HC Deb 29 February 1956 vol 549 cc133-6W
106. Mr. Ernest Davies

asked the Minister of Transport and Civil Aviation what action has been taken on the Report of the Committee of Inquiry into London Transport.

Mr. Watkinson

1. This valuable Report has been under careful consideration by both my predecessor and myself as well as by the British Transport Commission and the London Transport Executive.

2. The principal conclusion of the Committee was that the London Transport Executive is conducted efficiently and with due regard to economy, but that if certain steps are not taken to improve the conditions in which London Transport operates and if some internal reforms are not made, efficiency is likely to decline and costs to rise, with an inevitable reaction on fares. The Committee stresses two operating difficulties; first, the increasing tendency of the travelling public to concentrate its movement into two peak periods, and secondly increasing road congestion.

3. I am considering by what means "staggered" working hours can be further encouraged to spread the peak load. A special sub-committee of the Transport Users' Consultative Committee for the London Area with the fullest support and assistance from the London Transport Executive, is at work on this problem and has made most valuable progress. It is not, I think, even yet generally realised that, if working hours were staggered by as little as fifteen minutes on each side of their present starting and finishing times, there would be an immediate and noticeable improvement in the convenience and comfort of travelling, especially in the evening.

4. My roads programme provides for many important improvements in London which will reduce congestion. Good progress is being made with the Cromwell Road extension and the Notting Hill Gate widening scheme will be formally authorised before the end of March. The programmes for 1956–57 and for each of the two following years will include, in addition to smaller schemes, further important improvements in Central London which were announced by my predecessor in his statement on 2nd February, 1955. I hope that these schemes, together with the various other steps (including the introduction of parking meters) which are constantly under consideration for the relief of traffic congestion, will improve conditions for all road users.

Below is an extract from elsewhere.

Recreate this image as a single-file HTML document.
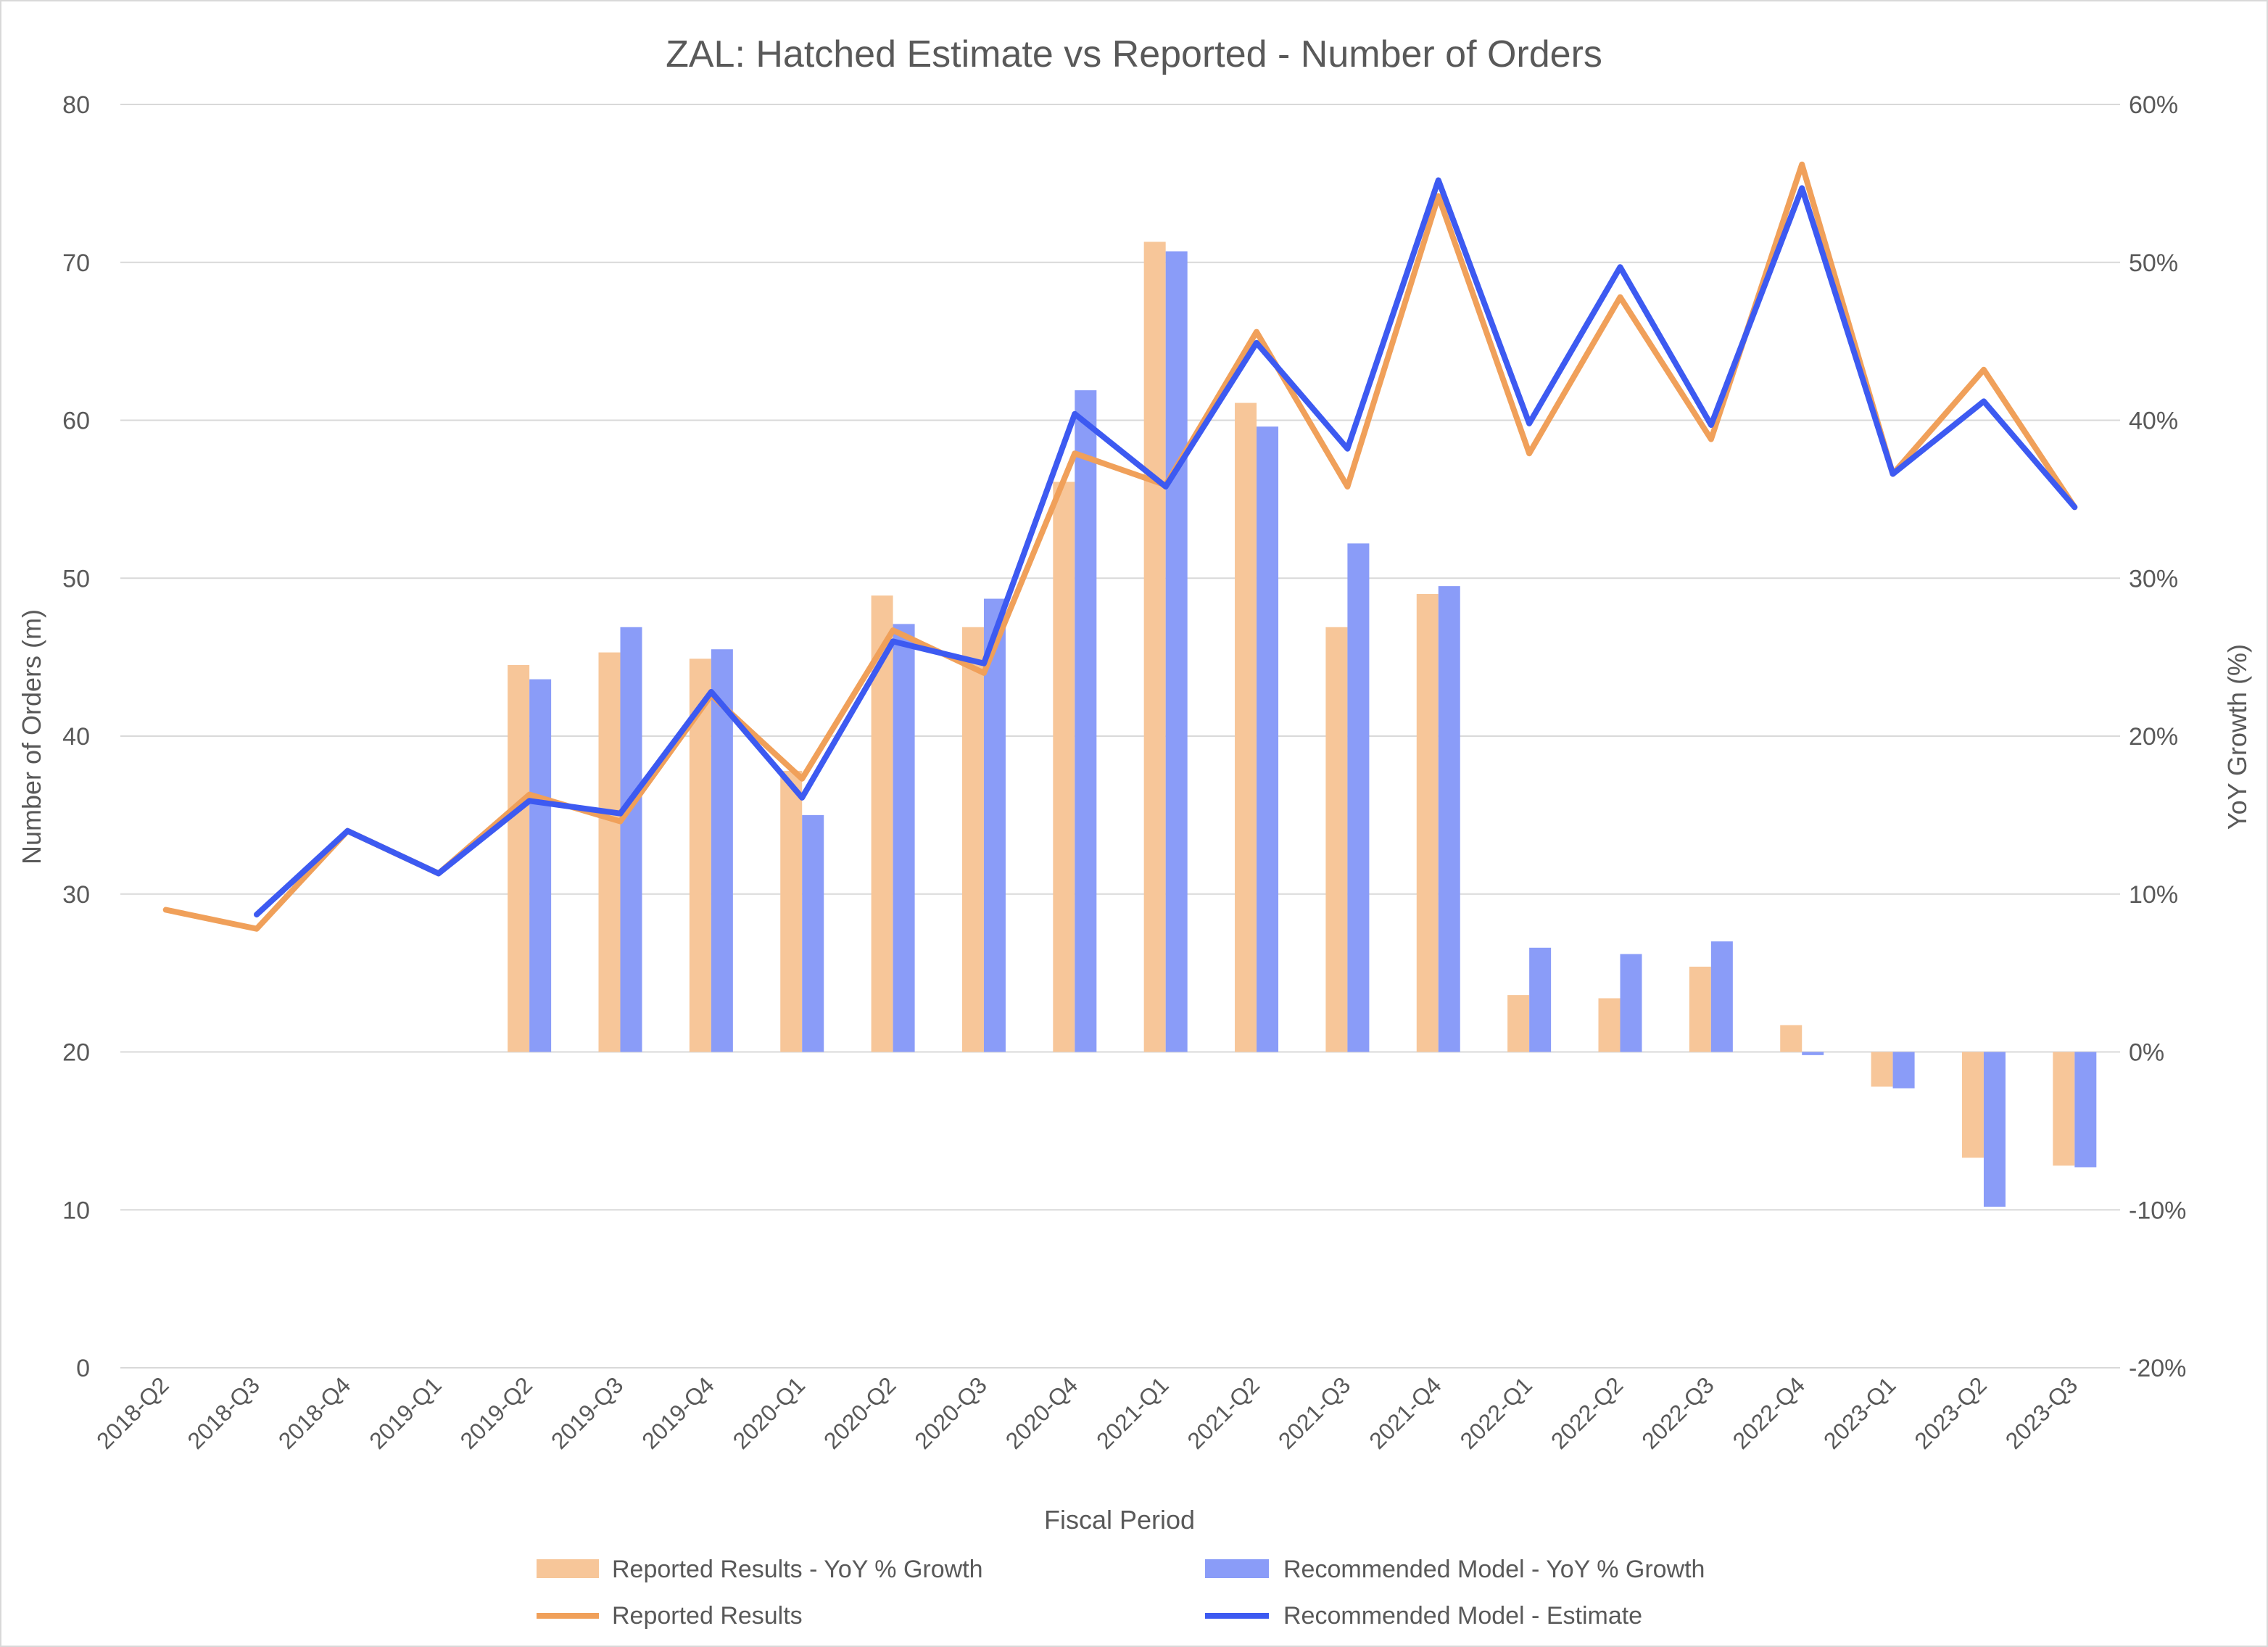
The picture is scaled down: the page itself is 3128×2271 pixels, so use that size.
<!DOCTYPE html>
<html><head><meta charset="utf-8"><style>
html,body{margin:0;padding:0;background:#fff;}
svg{display:block;font-family:"Liberation Sans",sans-serif;}
</style></head><body>
<svg id="chart" width="3128" height="2271" viewBox="0 0 3128 2271" xmlns="http://www.w3.org/2000/svg">
<rect x="1" y="1" width="3126" height="2269" fill="#fff" stroke="#d9d9d9" stroke-width="2"/>
<text x="1564" y="92" text-anchor="middle" font-size="52" fill="#595959">ZAL: Hatched Estimate vs Reported - Number of Orders</text>
<g id="grid"></g>
<g id="bars"></g>
<g id="lines"></g>
<g id="axes"></g>
<text x="1544" y="2108" text-anchor="middle" font-size="36" fill="#595959">Fiscal Period</text>
<text transform="translate(56,1016) rotate(-90)" text-anchor="middle" font-size="36" fill="#595959">Number of Orders (m)</text>
<text transform="translate(3098,1016) rotate(-90)" text-anchor="middle" font-size="36" fill="#595959">YoY Growth (%)</text>
<g font-size="34" fill="#595959">
<g><rect x="740" y="2150" width="86" height="26" fill="#F7C699"/><text x="844" y="2175">Reported Results - YoY % Growth</text></g>
<g><rect x="1662" y="2150" width="88" height="26" fill="#8A9CF8"/><text x="1770" y="2175">Recommended Model - YoY % Growth</text></g>
<g><line x1="740" y1="2228" x2="826" y2="2228" stroke="#F0A05A" stroke-width="8"/><text x="844" y="2239">Reported Results</text></g>
<g><line x1="1662" y1="2228" x2="1750" y2="2228" stroke="#3D5AF1" stroke-width="8"/><text x="1770" y="2239">Recommended Model - Estimate</text></g>
</g>
</svg>
<script>
const categories=["2018-Q2","2018-Q3","2018-Q4","2019-Q1","2019-Q2","2019-Q3","2019-Q4","2020-Q1","2020-Q2","2020-Q3","2020-Q4","2021-Q1","2021-Q2","2021-Q3","2021-Q4","2022-Q1","2022-Q2","2022-Q3","2022-Q4","2023-Q1","2023-Q2","2023-Q3"];
const reported=[29.0,27.8,34.0,31.3,36.3,34.6,42.6,37.3,46.7,44.0,57.9,55.9,65.6,55.8,74.2,57.9,67.8,58.8,76.2,56.6,63.2,54.5];
const estimate=[null,28.7,34.0,31.3,35.9,35.1,42.8,36.1,46.0,44.6,60.4,55.8,64.9,58.2,75.2,59.8,69.7,59.7,74.7,56.6,61.2,54.5];
const reportedGrowth=[null,null,null,null,24.5,25.3,24.9,17.8,28.9,26.9,36.1,51.3,41.1,26.9,29.0,3.6,3.4,5.4,1.7,-2.2,-6.7,-7.2];
const estimateGrowth=[null,null,null,null,23.6,26.9,25.5,15.0,27.1,28.7,41.9,50.7,39.6,32.2,29.5,6.6,6.2,7.0,-0.2,-2.3,-9.8,-7.3];
const leftTicks=[0,10,20,30,40,50,60,70,80];
const rightTicks=[-20,-10,0,10,20,30,40,50,60];

const NS="http://www.w3.org/2000/svg";
const L=166,R=2924,T=144,B=1886;
const yL=v=>B-(v/80)*(B-T);
const yR=v=>B-((v+20)/80)*(B-T);
const cw=(R-L)/categories.length;
const xC=i=>L+cw*(i+0.5);
function mk(tag,parent,attrs){const e=document.createElementNS(NS,tag);for(const k in attrs)e.setAttribute(k,attrs[k]);parent.appendChild(e);return e;}
const grid=document.getElementById('grid'),bars=document.getElementById('bars'),lines=document.getElementById('lines'),axes=document.getElementById('axes');
leftTicks.forEach(v=>{
  const g=mk('line',grid,{x1:L,x2:R,y1:yL(v),y2:yL(v),stroke:'#d9d9d9','stroke-width':2});
  
  
  const t=mk('text',axes,{x:124,y:yL(v)+12,'text-anchor':'end','font-size':34,fill:'#595959'});
  t.textContent=v;
  
  
});
rightTicks.forEach(v=>{
  const t=mk('text',axes,{x:2936,y:yR(v)+12,'text-anchor':'start','font-size':34,fill:'#595959'});
  t.textContent=v+'%';
  
  
});
const bw=30;
categories.forEach((c,i)=>{
  const x=xC(i);
  if(reportedGrowth[i]!==null){
    const y0=yR(0),y1=yR(reportedGrowth[i]);
    const r=mk('rect',bars,{x:x-bw,y:Math.min(y0,y1),width:bw,height:Math.abs(y1-y0),fill:'#F7C699'});
    
    
  }
  if(estimateGrowth[i]!==null){
    const y0=yR(0),y1=yR(estimateGrowth[i]);
    const r=mk('rect',bars,{x:x,y:Math.min(y0,y1),width:bw,height:Math.abs(y1-y0),fill:'#8A9CF8'});
    
    
  }
  const t=mk('text',axes,{transform:`translate(${x+6},${B+26}) rotate(-45)`,'text-anchor':'end','font-size':32,fill:'#595959'});
  t.textContent=c;
  
  
});
function path(arr){let d='';arr.forEach((v,i)=>{if(v===null)return;d+=(d?'L':'M')+xC(i).toFixed(1)+','+yL(v).toFixed(1);});return d;}
const p1=mk('path',lines,{d:path(reported),fill:'none',stroke:'#F0A05A','stroke-width':8,'stroke-linejoin':'round','stroke-linecap':'round'});


const p2=mk('path',lines,{d:path(estimate),fill:'none',stroke:'#3D5AF1','stroke-width':8,'stroke-linejoin':'round','stroke-linecap':'round'});


</script>
</body></html>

Much, however, will depend on the ability of London Transport to attract, through the improved efficiency of their service, a substantial number of persons who at present use private cars for their daily journey to and from work.

5. In order to encourage motorists to leave their cars on the outskirts the London Transport Executive has in hand a programme of providing additional parking space at outlying Underground stations where suitable land is available. The initial programme provides for an increase from some 1,250 car spaces at present to 2,500. A further programme, bringing the total provision up to 4,200 car spaces, is under examination.

6. The Government have not overlooked the Committee's conclusion about the contribution which a new tube railway from Victoria to Walthamstow (the Victoria Line) might make to the relief of traffic congestion, but because of the very high cost of this scheme, it is not yet possible to say when it will be started.

7. The Committee's principal recommendation for the internal improvement of the London Transport Executive concerns the higher administration of the Executive. The House will already be aware that in October last my predecessor re-appointed the full-time members of the Executive for five years notwithstanding the Committee's views on the need to alter the present arrangement under which the members of the Executive, although owing their allegiance to the Commission, are appointed by the Minister. Before making these appointments my predecessor considered very carefully, in consultation with the Chairman of the Commission, the alternatives suggested by the Committee, but concluded that, although the present arrangement might be open to some objection in theory, it had worked well in practice and it would be unwise to disturb it. The Committee also recommended that there should be not fewer than two part-time members of the Executive with experience in fields other than transport. An additional part-time member with long experience of industrial relations and the organisation of workers joined the Board on 1st January last. I hope to announce the appointment of a third part-time member shortly.

8. The Committee considered that the costs to the Executive of maintaining their omnibuses were too high. Since the Committee reported, the Executive has come to an agreement with the trade unions providing for the introduction of a new incentive bonus scheme for maintenance work in garages and depots, and this scheme when fully effective will bring about economies in maintenance of the kind indicated by the Committee.

9. The Committee pointed out that there did not appear to be very close or continuous co-ordination of policy on the higher levels between the Commission and the Executive. I am satisfied that the chief officers of the two bodies do in fact keep in close personal touch and that there are regular meetings. The Commission have however now set up a small group under their Chairman, with special responsibility for the affairs of London Transport.

10. I am unable to accept the Chambers Committee's view that neither the British Transport Commission nor the London Transport Executive should be represented on the Transport Users' Consultative Committee for London. The whole question of the representation of the Commission on the Consultative Committees has arisen from time to time and has been carefully considered by my predecessors and by me. I think that we have all been of the opinion that the objections to this arrangement, which apply to all the Transport Users' Consultative Committees, are more apparent than real, and that the Committees gain rather than lose from having on them the Commission's representatives as members.